▶ [AIM OF THE TASK]: Your copy should be exact, beginning at the line containing "Clone this chart in matplotlib." and ending at the line containing "from matplotlib.lines import Line2D", with both lines kept and every picture dropped.

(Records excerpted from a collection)
▽

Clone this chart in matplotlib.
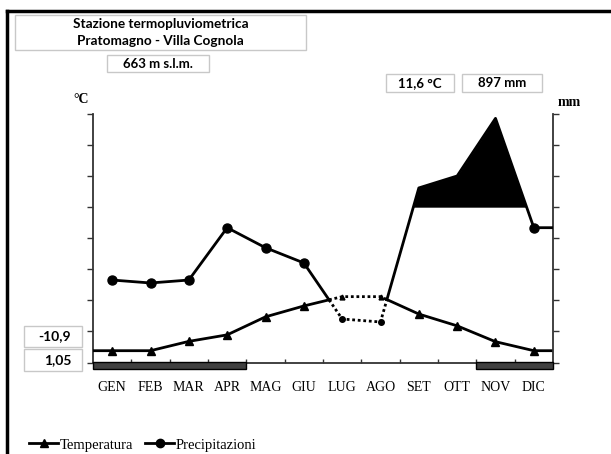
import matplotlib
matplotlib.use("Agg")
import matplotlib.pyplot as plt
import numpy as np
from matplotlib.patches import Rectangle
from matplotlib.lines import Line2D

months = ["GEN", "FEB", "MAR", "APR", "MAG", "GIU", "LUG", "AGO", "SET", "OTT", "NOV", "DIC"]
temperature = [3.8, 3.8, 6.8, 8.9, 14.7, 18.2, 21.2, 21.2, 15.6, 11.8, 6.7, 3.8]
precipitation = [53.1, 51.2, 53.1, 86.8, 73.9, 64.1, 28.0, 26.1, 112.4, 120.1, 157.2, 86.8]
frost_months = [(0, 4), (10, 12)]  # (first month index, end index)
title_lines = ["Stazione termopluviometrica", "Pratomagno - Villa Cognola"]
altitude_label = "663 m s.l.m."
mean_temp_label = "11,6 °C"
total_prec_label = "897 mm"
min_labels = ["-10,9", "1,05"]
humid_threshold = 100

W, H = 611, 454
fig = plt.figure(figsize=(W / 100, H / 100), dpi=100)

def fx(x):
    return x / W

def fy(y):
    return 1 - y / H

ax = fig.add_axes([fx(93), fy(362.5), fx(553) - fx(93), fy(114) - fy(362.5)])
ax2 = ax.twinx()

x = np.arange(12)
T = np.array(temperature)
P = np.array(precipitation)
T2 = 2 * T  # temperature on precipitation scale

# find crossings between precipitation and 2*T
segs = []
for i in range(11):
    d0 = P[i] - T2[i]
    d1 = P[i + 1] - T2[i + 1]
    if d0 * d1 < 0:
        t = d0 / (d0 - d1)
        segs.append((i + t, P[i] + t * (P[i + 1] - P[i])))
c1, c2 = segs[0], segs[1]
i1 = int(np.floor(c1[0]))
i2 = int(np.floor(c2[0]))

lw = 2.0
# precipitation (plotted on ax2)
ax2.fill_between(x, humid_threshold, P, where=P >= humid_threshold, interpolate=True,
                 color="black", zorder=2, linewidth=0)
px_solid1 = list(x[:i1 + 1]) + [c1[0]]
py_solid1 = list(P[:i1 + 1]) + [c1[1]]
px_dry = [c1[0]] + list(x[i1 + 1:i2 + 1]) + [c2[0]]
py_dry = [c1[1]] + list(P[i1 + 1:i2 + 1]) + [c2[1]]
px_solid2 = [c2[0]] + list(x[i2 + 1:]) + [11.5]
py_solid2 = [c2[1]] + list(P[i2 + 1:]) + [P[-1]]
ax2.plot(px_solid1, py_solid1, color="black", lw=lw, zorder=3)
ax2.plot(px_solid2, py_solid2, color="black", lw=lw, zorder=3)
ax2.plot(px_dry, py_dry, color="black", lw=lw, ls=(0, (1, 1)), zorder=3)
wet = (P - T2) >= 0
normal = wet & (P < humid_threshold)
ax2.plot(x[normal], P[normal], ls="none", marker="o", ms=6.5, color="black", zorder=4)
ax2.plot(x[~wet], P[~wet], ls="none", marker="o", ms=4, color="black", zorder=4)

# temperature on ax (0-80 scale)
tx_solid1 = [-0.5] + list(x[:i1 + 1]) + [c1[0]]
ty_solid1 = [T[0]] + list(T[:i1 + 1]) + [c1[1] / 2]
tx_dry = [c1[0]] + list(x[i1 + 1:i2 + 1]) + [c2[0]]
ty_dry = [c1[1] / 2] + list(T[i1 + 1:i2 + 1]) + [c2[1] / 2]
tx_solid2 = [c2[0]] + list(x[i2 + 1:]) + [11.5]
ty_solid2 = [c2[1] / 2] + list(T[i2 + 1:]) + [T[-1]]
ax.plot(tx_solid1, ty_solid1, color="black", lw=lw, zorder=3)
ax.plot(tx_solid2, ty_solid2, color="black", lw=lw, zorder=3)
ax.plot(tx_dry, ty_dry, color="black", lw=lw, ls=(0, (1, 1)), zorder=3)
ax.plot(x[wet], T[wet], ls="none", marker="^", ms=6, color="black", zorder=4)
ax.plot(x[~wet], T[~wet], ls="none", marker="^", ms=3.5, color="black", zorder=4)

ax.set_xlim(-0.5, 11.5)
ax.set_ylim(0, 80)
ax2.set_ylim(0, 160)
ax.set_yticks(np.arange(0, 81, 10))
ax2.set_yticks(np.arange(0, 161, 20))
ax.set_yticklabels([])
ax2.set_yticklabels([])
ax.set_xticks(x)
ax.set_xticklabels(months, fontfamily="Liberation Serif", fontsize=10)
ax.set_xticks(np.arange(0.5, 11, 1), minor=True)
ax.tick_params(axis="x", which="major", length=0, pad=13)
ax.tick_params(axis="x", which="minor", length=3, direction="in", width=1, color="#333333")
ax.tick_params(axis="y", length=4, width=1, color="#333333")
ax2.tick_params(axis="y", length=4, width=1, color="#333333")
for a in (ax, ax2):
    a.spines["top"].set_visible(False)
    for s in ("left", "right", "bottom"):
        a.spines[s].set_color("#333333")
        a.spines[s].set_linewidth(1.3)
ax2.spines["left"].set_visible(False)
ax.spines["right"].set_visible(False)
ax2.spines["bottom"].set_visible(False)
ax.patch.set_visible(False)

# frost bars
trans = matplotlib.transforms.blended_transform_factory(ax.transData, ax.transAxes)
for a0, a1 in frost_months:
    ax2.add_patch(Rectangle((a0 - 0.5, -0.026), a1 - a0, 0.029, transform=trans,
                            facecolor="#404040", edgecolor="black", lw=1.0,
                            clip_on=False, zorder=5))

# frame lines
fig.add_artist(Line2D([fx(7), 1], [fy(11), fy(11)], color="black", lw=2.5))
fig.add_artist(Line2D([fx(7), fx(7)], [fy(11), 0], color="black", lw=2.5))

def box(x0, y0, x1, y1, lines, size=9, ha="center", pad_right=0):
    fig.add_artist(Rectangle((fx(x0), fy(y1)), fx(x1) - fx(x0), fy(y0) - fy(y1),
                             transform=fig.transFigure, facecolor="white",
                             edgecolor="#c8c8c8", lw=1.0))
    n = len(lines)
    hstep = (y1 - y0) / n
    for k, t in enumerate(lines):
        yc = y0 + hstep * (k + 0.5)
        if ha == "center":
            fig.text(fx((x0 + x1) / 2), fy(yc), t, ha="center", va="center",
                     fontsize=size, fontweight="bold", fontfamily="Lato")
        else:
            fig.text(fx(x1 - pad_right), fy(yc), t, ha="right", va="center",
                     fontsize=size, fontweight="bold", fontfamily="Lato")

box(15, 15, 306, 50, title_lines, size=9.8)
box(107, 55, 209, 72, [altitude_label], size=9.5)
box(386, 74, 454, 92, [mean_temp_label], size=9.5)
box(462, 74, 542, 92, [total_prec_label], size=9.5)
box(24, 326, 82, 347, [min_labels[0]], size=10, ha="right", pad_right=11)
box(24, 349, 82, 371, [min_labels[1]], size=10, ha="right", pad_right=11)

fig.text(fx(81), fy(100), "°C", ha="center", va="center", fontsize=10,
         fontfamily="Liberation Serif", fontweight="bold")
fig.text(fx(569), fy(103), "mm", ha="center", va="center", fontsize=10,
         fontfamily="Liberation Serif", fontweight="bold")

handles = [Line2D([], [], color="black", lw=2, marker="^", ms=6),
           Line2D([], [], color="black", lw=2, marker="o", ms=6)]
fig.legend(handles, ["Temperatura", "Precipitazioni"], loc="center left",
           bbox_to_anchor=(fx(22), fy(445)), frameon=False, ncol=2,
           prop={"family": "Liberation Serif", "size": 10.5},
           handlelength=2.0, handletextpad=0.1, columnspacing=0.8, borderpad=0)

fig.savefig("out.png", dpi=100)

△
▽

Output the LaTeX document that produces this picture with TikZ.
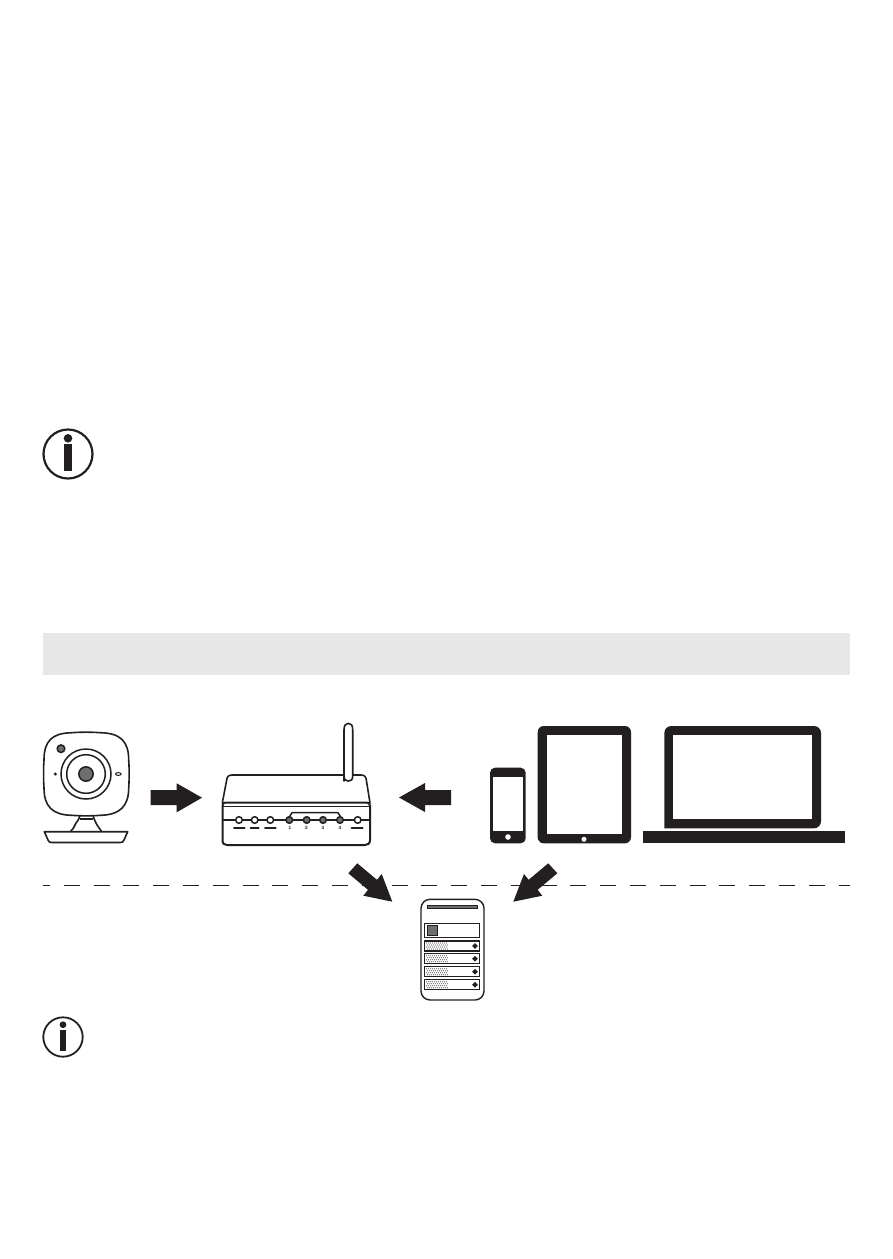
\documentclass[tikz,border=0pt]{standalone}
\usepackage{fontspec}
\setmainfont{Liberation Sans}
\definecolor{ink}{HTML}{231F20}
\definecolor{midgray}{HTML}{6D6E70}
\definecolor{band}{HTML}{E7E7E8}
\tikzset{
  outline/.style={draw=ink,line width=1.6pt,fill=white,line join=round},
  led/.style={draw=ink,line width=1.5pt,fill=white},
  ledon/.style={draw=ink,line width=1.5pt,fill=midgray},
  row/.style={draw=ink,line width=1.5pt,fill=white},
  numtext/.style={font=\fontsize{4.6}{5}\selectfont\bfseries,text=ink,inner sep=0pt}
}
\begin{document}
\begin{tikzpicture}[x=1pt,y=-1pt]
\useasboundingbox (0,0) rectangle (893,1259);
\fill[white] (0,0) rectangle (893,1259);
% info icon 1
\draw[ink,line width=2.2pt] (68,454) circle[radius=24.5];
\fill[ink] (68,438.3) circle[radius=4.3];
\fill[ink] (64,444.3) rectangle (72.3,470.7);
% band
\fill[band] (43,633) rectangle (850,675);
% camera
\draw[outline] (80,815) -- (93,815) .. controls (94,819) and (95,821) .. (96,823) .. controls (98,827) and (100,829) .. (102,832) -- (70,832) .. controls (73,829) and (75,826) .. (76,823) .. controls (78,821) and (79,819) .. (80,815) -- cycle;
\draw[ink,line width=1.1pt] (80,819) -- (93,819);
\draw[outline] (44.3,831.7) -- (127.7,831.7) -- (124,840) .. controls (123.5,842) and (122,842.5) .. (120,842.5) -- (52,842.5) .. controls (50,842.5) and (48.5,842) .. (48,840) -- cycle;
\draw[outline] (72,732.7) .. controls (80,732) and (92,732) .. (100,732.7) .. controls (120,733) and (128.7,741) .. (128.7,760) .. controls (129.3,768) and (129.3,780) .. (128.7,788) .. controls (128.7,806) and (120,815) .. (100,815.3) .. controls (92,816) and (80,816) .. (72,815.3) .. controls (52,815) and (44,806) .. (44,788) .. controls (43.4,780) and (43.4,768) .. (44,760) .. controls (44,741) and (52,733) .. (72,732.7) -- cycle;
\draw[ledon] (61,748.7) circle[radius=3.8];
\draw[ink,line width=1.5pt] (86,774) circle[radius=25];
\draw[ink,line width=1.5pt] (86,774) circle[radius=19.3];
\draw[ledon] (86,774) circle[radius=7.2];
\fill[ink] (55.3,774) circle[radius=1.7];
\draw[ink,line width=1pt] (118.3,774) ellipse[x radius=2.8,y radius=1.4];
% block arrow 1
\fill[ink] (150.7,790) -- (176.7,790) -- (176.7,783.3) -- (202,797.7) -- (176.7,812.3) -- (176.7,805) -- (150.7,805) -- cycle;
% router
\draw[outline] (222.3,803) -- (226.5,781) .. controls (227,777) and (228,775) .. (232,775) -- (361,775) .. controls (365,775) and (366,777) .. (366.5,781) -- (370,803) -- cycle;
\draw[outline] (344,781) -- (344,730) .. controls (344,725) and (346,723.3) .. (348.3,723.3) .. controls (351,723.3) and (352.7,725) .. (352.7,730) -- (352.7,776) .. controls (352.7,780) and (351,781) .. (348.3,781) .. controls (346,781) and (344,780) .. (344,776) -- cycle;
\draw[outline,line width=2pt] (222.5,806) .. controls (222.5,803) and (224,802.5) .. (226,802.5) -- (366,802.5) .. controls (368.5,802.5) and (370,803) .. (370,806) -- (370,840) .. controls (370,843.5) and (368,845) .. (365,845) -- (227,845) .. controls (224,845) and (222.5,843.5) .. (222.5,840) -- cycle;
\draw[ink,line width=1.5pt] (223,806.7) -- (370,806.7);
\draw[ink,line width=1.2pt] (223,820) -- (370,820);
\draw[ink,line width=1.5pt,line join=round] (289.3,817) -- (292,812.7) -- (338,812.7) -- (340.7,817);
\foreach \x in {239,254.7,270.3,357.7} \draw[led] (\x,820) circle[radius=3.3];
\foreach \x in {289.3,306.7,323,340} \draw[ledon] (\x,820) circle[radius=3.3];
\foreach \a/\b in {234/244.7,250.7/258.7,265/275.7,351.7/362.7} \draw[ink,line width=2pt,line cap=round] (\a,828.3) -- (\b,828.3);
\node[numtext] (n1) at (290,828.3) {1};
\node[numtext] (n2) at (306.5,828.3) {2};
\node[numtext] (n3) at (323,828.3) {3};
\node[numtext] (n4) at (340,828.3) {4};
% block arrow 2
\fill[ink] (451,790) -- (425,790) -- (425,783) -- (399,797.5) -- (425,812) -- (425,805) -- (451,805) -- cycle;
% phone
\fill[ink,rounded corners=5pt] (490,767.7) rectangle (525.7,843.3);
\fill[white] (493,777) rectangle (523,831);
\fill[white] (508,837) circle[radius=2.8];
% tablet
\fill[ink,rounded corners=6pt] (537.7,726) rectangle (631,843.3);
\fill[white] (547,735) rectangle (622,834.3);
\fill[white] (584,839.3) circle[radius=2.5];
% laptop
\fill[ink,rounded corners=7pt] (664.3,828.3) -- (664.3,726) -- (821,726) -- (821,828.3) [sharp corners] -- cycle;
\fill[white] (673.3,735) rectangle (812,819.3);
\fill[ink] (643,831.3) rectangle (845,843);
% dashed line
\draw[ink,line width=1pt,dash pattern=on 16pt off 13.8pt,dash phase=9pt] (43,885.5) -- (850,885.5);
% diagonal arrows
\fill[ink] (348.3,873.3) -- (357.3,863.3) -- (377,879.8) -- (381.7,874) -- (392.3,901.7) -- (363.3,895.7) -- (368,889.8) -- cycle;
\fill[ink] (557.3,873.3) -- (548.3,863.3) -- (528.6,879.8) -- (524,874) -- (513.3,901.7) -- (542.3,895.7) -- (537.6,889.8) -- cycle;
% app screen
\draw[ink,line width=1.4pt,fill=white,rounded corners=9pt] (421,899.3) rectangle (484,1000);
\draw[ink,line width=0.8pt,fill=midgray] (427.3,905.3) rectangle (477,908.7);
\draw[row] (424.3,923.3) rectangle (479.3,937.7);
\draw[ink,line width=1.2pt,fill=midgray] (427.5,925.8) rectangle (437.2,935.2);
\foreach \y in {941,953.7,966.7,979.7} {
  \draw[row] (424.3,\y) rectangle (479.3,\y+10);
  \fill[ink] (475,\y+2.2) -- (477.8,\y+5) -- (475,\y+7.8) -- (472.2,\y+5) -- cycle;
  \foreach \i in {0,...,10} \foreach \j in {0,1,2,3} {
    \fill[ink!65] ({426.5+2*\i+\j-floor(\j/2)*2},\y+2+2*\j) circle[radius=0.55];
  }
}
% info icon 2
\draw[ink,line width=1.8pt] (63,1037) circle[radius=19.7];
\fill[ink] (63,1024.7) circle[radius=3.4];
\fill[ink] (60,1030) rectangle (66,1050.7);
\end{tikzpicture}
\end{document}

△
▽

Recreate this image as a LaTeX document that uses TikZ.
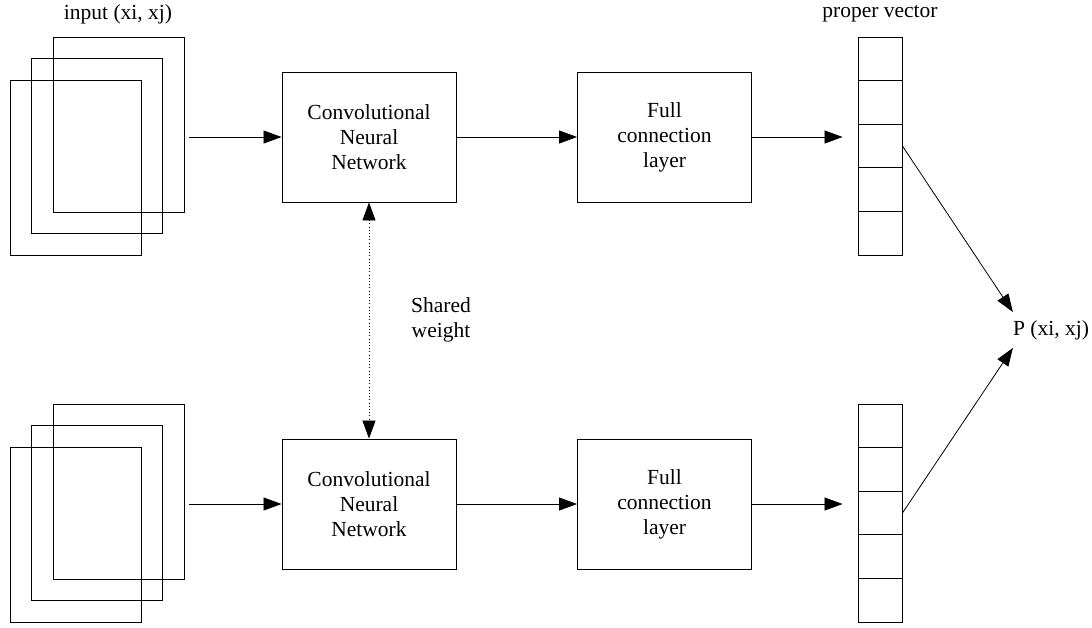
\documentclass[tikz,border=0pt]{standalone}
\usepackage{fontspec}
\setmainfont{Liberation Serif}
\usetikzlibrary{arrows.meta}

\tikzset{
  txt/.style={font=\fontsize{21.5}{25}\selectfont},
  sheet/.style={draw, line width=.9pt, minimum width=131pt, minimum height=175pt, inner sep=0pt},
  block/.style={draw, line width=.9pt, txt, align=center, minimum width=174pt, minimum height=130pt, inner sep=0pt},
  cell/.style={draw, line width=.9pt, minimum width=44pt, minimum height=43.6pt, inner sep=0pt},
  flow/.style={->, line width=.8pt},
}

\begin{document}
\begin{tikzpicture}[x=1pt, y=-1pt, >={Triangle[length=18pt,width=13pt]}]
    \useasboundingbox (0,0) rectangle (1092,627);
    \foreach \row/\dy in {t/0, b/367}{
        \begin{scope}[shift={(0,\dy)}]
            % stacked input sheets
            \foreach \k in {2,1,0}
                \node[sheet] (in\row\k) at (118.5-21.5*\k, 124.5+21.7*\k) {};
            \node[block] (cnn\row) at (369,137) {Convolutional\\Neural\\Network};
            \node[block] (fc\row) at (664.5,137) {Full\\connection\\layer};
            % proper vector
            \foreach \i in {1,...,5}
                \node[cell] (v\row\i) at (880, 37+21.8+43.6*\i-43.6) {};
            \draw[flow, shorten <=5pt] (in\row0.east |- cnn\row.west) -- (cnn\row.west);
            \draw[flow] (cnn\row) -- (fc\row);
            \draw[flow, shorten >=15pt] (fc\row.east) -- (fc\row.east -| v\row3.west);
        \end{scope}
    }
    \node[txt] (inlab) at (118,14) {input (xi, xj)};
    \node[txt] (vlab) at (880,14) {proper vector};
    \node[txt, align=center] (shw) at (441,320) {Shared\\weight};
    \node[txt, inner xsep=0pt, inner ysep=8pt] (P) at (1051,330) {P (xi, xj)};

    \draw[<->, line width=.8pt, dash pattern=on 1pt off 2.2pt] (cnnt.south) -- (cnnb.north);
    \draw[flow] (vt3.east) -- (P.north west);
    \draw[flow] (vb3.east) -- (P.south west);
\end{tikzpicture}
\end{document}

△

▶ [TASK ANSWER]:
Clone this chart in matplotlib.
import matplotlib
matplotlib.use("Agg")
import matplotlib.pyplot as plt
import numpy as np
from matplotlib.patches import Rectangle
from matplotlib.lines import Line2D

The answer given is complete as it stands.